- [Brief]
Only lines holding the string "Output" are wanted; copy each one from the material.

- [Data to use]
=====
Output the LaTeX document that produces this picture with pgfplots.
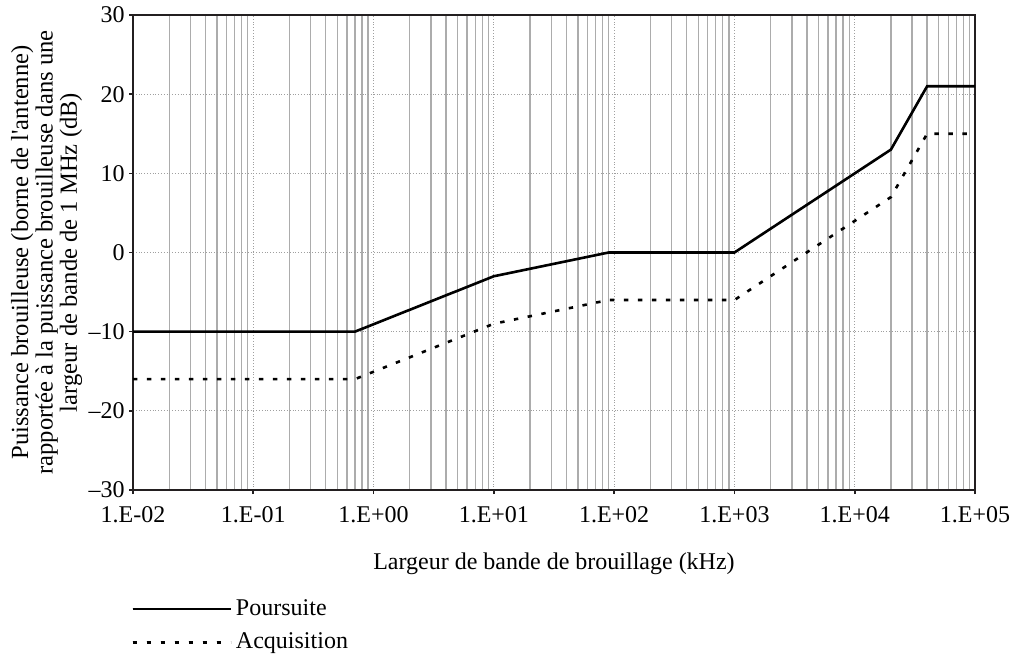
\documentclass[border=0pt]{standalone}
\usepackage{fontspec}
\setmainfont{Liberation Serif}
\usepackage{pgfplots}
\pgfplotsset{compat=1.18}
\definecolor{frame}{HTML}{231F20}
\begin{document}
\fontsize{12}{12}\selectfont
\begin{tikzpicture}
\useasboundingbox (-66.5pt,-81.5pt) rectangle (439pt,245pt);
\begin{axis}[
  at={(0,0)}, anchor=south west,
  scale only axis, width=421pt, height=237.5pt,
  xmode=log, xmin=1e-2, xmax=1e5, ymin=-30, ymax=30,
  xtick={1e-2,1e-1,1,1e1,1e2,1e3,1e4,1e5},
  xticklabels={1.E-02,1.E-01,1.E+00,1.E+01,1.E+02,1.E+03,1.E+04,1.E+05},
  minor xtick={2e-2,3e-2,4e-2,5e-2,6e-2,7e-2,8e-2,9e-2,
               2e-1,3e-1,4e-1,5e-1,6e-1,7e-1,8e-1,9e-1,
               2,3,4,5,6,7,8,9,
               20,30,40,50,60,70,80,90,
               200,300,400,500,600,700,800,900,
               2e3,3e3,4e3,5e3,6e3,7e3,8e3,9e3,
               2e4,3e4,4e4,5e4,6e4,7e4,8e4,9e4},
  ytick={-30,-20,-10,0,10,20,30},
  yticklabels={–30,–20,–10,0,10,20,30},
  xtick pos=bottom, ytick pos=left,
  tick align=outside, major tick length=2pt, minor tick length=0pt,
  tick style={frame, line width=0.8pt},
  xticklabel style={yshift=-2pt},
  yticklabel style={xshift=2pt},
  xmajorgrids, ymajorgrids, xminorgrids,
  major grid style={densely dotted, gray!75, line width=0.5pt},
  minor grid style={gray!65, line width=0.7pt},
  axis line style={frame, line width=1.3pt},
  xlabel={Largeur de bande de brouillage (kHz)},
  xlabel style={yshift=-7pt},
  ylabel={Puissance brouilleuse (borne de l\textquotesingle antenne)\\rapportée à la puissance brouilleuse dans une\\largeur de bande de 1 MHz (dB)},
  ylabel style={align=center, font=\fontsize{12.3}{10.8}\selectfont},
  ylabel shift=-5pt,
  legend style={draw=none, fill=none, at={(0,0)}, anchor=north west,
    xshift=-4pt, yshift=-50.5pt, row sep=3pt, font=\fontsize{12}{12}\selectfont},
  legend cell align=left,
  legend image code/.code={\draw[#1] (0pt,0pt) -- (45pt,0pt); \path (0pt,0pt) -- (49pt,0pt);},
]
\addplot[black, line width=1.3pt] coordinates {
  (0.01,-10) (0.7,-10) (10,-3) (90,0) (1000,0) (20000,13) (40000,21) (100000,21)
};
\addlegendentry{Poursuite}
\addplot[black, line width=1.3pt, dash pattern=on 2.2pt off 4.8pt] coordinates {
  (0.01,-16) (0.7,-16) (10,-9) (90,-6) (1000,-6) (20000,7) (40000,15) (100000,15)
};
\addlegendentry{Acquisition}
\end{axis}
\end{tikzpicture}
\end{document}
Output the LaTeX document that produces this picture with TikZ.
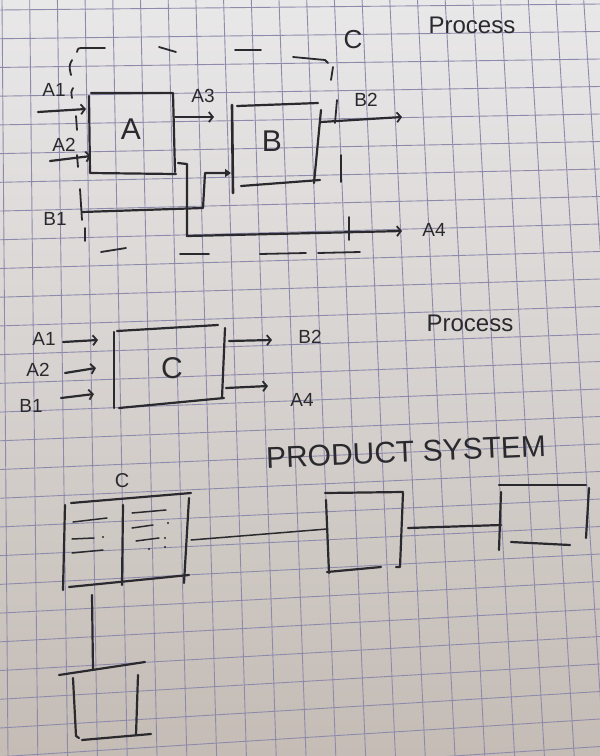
=====
- [Solution to the problem]
Output the LaTeX document that produces this picture with pgfplots.
Output the LaTeX document that produces this picture with TikZ.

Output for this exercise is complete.